● **REQUIRED WORK**:
All of the material should be reproduced exactly, with pictures left out.
▬▬▬▬▬▬▬▬▬▬
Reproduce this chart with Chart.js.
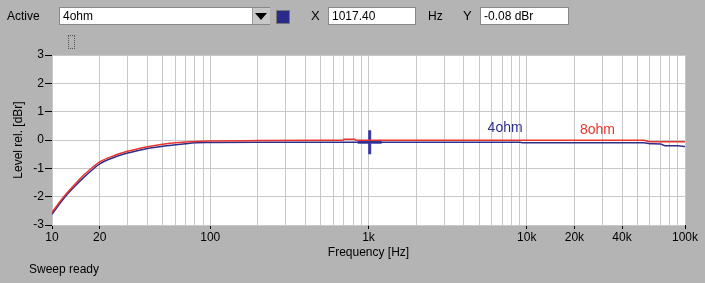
<!DOCTYPE html>
<html>
<head>
<meta charset="utf-8">
<style>
body { margin:0; background:#b4b4b4; font-family:"Liberation Sans", Arial, sans-serif; font-size:12px; color:#000; }
#wrap { position:relative; width:705px; height:283px; overflow:hidden; }
#wrap canvas { position:absolute; left:0; top:0; }
.lbl { position:absolute; }
.box { position:absolute; background:#fff; border:1px solid #888; box-sizing:border-box; height:18px; line-height:16px; padding-left:3px; }
</style>
</head>
<body>
<div id="wrap">
<canvas id="myChart" width="705" height="283"></canvas>
<span class="lbl" style="left:7px;top:9px">Active</span>
<div class="box" style="left:59px;top:7px;width:211px">4ohm</div>
<div style="position:absolute;left:252px;top:8px;width:17px;height:16px;background:#c8c8c8;border-left:1px solid #999"></div>
<div style="position:absolute;left:255px;top:13px;width:0;height:0;border-left:6px solid transparent;border-right:6px solid transparent;border-top:7px solid #000"></div>
<div style="position:absolute;left:276px;top:10px;width:14px;height:14px;background:#2a2a8a;border:1px solid #777;box-sizing:border-box"></div>
<span class="lbl" style="left:311px;top:8px;font-size:13px">X</span>
<div class="box" style="left:328px;top:7px;width:88px">1017.40</div>
<span class="lbl" style="left:428px;top:9px">Hz</span>
<span class="lbl" style="left:463px;top:8px;font-size:13px">Y</span>
<div class="box" style="left:480px;top:7px;width:89px">-0.08 dBr</div>
<div style="position:absolute;left:68px;top:35px;width:5px;height:12px;border:1px dotted #555"></div>
<span class="lbl" style="left:29px;top:262px">Sweep ready</span>
</div>

<script src="https://cdn.jsdelivr.net/npm/chart.js"></script>
<script>
// frequency points [Hz]
var freqs  = [10, 12, 14, 16, 18, 20, 25, 30, 35, 40, 50, 60, 70, 80, 100, 200, 500, 690, 700, 820, 830, 1000, 2000, 5000, 9000, 9500, 10000, 20000, 40000, 55000, 60000, 70000, 75000, 90000, 100000];
// 8 ohm level [dBr]
var ohm8   = [-2.55, -1.97, -1.55, -1.22, -0.97, -0.77, -0.54, -0.40, -0.31, -0.24, -0.15, -0.10, -0.07, -0.05, -0.035, -0.02, -0.01, -0.01, 0.03, 0.03, -0.01, -0.01, -0.01, -0.01, -0.01, -0.01, -0.01, -0.01, -0.01, -0.01, -0.06, -0.06, -0.06, -0.06, -0.06];
// 4 ohm level [dBr]
var ohm4   = [-2.62, -2.03, -1.62, -1.30, -1.05, -0.84, -0.60, -0.46, -0.37, -0.30, -0.22, -0.17, -0.13, -0.10, -0.09, -0.08, -0.08, -0.08, -0.08, -0.08, -0.08, -0.08, -0.08, -0.08, -0.08, -0.10, -0.10, -0.10, -0.10, -0.10, -0.13, -0.14, -0.20, -0.20, -0.23];
// cursor position
var cursorX = 1017.4;
var cursorY = -0.08;
// x-axis ticks
var gridFreqs = [];
for (var d = 10; d <= 10000; d *= 10) { for (var m = 1; m <= 9; m++) gridFreqs.push(d * m); }
gridFreqs.push(100000);
var xTickLabels = { 10: "10", 20: "20", 100: "100", 1000: "1k", 10000: "10k", 20000: "20k", 40000: "40k", 100000: "100k" };
var seriesLabels = [
  { text: "4ohm", x: 7300, y: 0.42, color: "#2e2e8c" },
  { text: "8ohm", x: 28000, y: 0.36, color: "#e8342c" }
];

var fontFam = '"Liberation Sans", Arial, sans-serif';

function pts(ys) {
  var out = [];
  for (var i = 0; i < freqs.length; i++) out.push({ x: freqs[i], y: ys[i] });
  return out;
}

var plotBg = {
  id: 'plotBg',
  beforeDraw: function(chart) {
    var a = chart.chartArea, c = chart.ctx;
    c.save(); c.fillStyle = '#ffffff'; c.fillRect(a.left, a.top, a.right - a.left, a.bottom - a.top); c.restore();
  },
  afterDatasetsDraw: function(chart) {
    var c = chart.ctx, xs = chart.scales.x, ys = chart.scales.y;
    c.save();
    c.font = '14px ' + fontFam;
    c.textAlign = 'center'; c.textBaseline = 'middle';
    for (var l of seriesLabels) {
      c.fillStyle = l.color;
      c.fillText(l.text, xs.getPixelForValue(l.x), ys.getPixelForValue(l.y));
    }
    c.restore();
  }
};

var ctx = document.getElementById('myChart').getContext('2d');
var myChart = new Chart(ctx, {
  type: 'line',
  data: {
    datasets: [{
      label: '8ohm',
      data: pts(ohm8),
      borderColor: '#e8342c',
      borderWidth: 1.5,
      pointRadius: 0,
      cubicInterpolationMode: 'monotone'
    }, {
      label: '4ohm',
      data: pts(ohm4),
      borderColor: '#2e2e8c',
      borderWidth: 1.5,
      pointRadius: 0,
      cubicInterpolationMode: 'monotone'
    }, {
      type: 'scatter',
      label: 'cursor',
      data: [{ x: cursorX, y: cursorY }],
      pointStyle: 'cross',
      pointRadius: 12,
      borderWidth: 3,
      borderColor: '#3a3aa8'
    }]
  },
  options: {
    animation: false,
    responsive: false,
    layout: { padding: { top: 55, right: 20, left: 0, bottom: 0 } },
    plugins: { legend: { display: false }, tooltip: { enabled: false } },
    scales: {
      x: {
        type: 'logarithmic',
        min: 10,
        max: 100000,
        afterBuildTicks: function(scale) { scale.ticks = gridFreqs.map(function(v) { return { value: v }; }); },
        afterFit: function(scale) { scale.height = 58; },
        ticks: {
          autoSkip: false, maxRotation: 0, padding: 1,
          color: '#000',
          font: { family: fontFam, size: 12 },
          callback: function(v) { return xTickLabels[v] || ''; }
        },
        grid: {
          color: '#c8c8c8',
          tickLength: 4,
          tickColor: function(c) { return (c.tick && xTickLabels[c.tick.value]) ? '#000' : 'rgba(0,0,0,0)'; }
        },
        border: { display: false },
        title: {
          display: true, text: 'Frequency [Hz]', color: '#000',
          font: { family: fontFam, size: 12 },
          padding: { top: 0, bottom: 23 }
        }
      },
      y: {
        min: -3, max: 3,
        afterFit: function(scale) { scale.width = 52; },
        ticks: {
          stepSize: 1, padding: 1, color: '#000',
          font: { family: fontFam, size: 12 }
        },
        grid: { color: '#c8c8c8', tickLength: 7, tickColor: '#000' },
        border: { display: false },
        title: {
          display: true, text: 'Level rel. [dBr]', color: '#000',
          font: { family: fontFam, size: 12 },
          padding: { top: 11, bottom: 0 }
        }
      }
    }
  },
  plugins: [plotBg]
});
</script>
</body>
</html>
▬▬▬▬▬▬▬▬▬▬
● **COMPLETE ANSWER**:
Reproduce this chart with Chart.js.
<!DOCTYPE html>
<html>
<head>
<meta charset="utf-8">
<style>
body { margin:0; background:#b4b4b4; font-family:"Liberation Sans", Arial, sans-serif; font-size:12px; color:#000; }
#wrap { position:relative; width:705px; height:283px; overflow:hidden; }
#wrap canvas { position:absolute; left:0; top:0; }
.lbl { position:absolute; }
.box { position:absolute; background:#fff; border:1px solid #888; box-sizing:border-box; height:18px; line-height:16px; padding-left:3px; }
</style>
</head>
<body>
<div id="wrap">
<canvas id="myChart" width="705" height="283"></canvas>
<span class="lbl" style="left:7px;top:9px">Active</span>
<div class="box" style="left:59px;top:7px;width:211px">4ohm</div>
<div style="position:absolute;left:252px;top:8px;width:17px;height:16px;background:#c8c8c8;border-left:1px solid #999"></div>
<div style="position:absolute;left:255px;top:13px;width:0;height:0;border-left:6px solid transparent;border-right:6px solid transparent;border-top:7px solid #000"></div>
<div style="position:absolute;left:276px;top:10px;width:14px;height:14px;background:#2a2a8a;border:1px solid #777;box-sizing:border-box"></div>
<span class="lbl" style="left:311px;top:8px;font-size:13px">X</span>
<div class="box" style="left:328px;top:7px;width:88px">1017.40</div>
<span class="lbl" style="left:428px;top:9px">Hz</span>
<span class="lbl" style="left:463px;top:8px;font-size:13px">Y</span>
<div class="box" style="left:480px;top:7px;width:89px">-0.08 dBr</div>
<div style="position:absolute;left:68px;top:35px;width:5px;height:12px;border:1px dotted #555"></div>
<span class="lbl" style="left:29px;top:262px">Sweep ready</span>
</div>

<script src="https://cdn.jsdelivr.net/npm/chart.js"></script>
<script>
// frequency points [Hz]
var freqs  = [10, 12, 14, 16, 18, 20, 25, 30, 35, 40, 50, 60, 70, 80, 100, 200, 500, 690, 700, 820, 830, 1000, 2000, 5000, 9000, 9500, 10000, 20000, 40000, 55000, 60000, 70000, 75000, 90000, 100000];
// 8 ohm level [dBr]
var ohm8   = [-2.55, -1.97, -1.55, -1.22, -0.97, -0.77, -0.54, -0.40, -0.31, -0.24, -0.15, -0.10, -0.07, -0.05, -0.035, -0.02, -0.01, -0.01, 0.03, 0.03, -0.01, -0.01, -0.01, -0.01, -0.01, -0.01, -0.01, -0.01, -0.01, -0.01, -0.06, -0.06, -0.06, -0.06, -0.06];
// 4 ohm level [dBr]
var ohm4   = [-2.62, -2.03, -1.62, -1.30, -1.05, -0.84, -0.60, -0.46, -0.37, -0.30, -0.22, -0.17, -0.13, -0.10, -0.09, -0.08, -0.08, -0.08, -0.08, -0.08, -0.08, -0.08, -0.08, -0.08, -0.08, -0.10, -0.10, -0.10, -0.10, -0.10, -0.13, -0.14, -0.20, -0.20, -0.23];
// cursor position
var cursorX = 1017.4;
var cursorY = -0.08;
// x-axis ticks
var gridFreqs = [];
for (var d = 10; d <= 10000; d *= 10) { for (var m = 1; m <= 9; m++) gridFreqs.push(d * m); }
gridFreqs.push(100000);
var xTickLabels = { 10: "10", 20: "20", 100: "100", 1000: "1k", 10000: "10k", 20000: "20k", 40000: "40k", 100000: "100k" };
var seriesLabels = [
  { text: "4ohm", x: 7300, y: 0.42, color: "#2e2e8c" },
  { text: "8ohm", x: 28000, y: 0.36, color: "#e8342c" }
];

var fontFam = '"Liberation Sans", Arial, sans-serif';

function pts(ys) {
  var out = [];
  for (var i = 0; i < freqs.length; i++) out.push({ x: freqs[i], y: ys[i] });
  return out;
}

var plotBg = {
  id: 'plotBg',
  beforeDraw: function(chart) {
    var a = chart.chartArea, c = chart.ctx;
    c.save(); c.fillStyle = '#ffffff'; c.fillRect(a.left, a.top, a.right - a.left, a.bottom - a.top); c.restore();
  },
  afterDatasetsDraw: function(chart) {
    var c = chart.ctx, xs = chart.scales.x, ys = chart.scales.y;
    c.save();
    c.font = '14px ' + fontFam;
    c.textAlign = 'center'; c.textBaseline = 'middle';
    for (var l of seriesLabels) {
      c.fillStyle = l.color;
      c.fillText(l.text, xs.getPixelForValue(l.x), ys.getPixelForValue(l.y));
    }
    c.restore();
  }
};

var ctx = document.getElementById('myChart').getContext('2d');
var myChart = new Chart(ctx, {
  type: 'line',
  data: {
    datasets: [{
      label: '8ohm',
      data: pts(ohm8),
      borderColor: '#e8342c',
      borderWidth: 1.5,
      pointRadius: 0,
      cubicInterpolationMode: 'monotone'
    }, {
      label: '4ohm',
      data: pts(ohm4),
      borderColor: '#2e2e8c',
      borderWidth: 1.5,
      pointRadius: 0,
      cubicInterpolationMode: 'monotone'
    }, {
      type: 'scatter',
      label: 'cursor',
      data: [{ x: cursorX, y: cursorY }],
      pointStyle: 'cross',
      pointRadius: 12,
      borderWidth: 3,
      borderColor: '#3a3aa8'
    }]
  },
  options: {
    animation: false,
    responsive: false,
    layout: { padding: { top: 55, right: 20, left: 0, bottom: 0 } },
    plugins: { legend: { display: false }, tooltip: { enabled: false } },
    scales: {
      x: {
        type: 'logarithmic',
        min: 10,
        max: 100000,
        afterBuildTicks: function(scale) { scale.ticks = gridFreqs.map(function(v) { return { value: v }; }); },
        afterFit: function(scale) { scale.height = 58; },
        ticks: {
          autoSkip: false, maxRotation: 0, padding: 1,
          color: '#000',
          font: { family: fontFam, size: 12 },
          callback: function(v) { return xTickLabels[v] || ''; }
        },
        grid: {
          color: '#c8c8c8',
          tickLength: 4,
          tickColor: function(c) { return (c.tick && xTickLabels[c.tick.value]) ? '#000' : 'rgba(0,0,0,0)'; }
        },
        border: { display: false },
        title: {
          display: true, text: 'Frequency [Hz]', color: '#000',
          font: { family: fontFam, size: 12 },
          padding: { top: 0, bottom: 23 }
        }
      },
      y: {
        min: -3, max: 3,
        afterFit: function(scale) { scale.width = 52; },
        ticks: {
          stepSize: 1, padding: 1, color: '#000',
          font: { family: fontFam, size: 12 }
        },
        grid: { color: '#c8c8c8', tickLength: 7, tickColor: '#000' },
        border: { display: false },
        title: {
          display: true, text: 'Level rel. [dBr]', color: '#000',
          font: { family: fontFam, size: 12 },
          padding: { top: 11, bottom: 0 }
        }
      }
    }
  },
  plugins: [plotBg]
});
</script>
</body>
</html>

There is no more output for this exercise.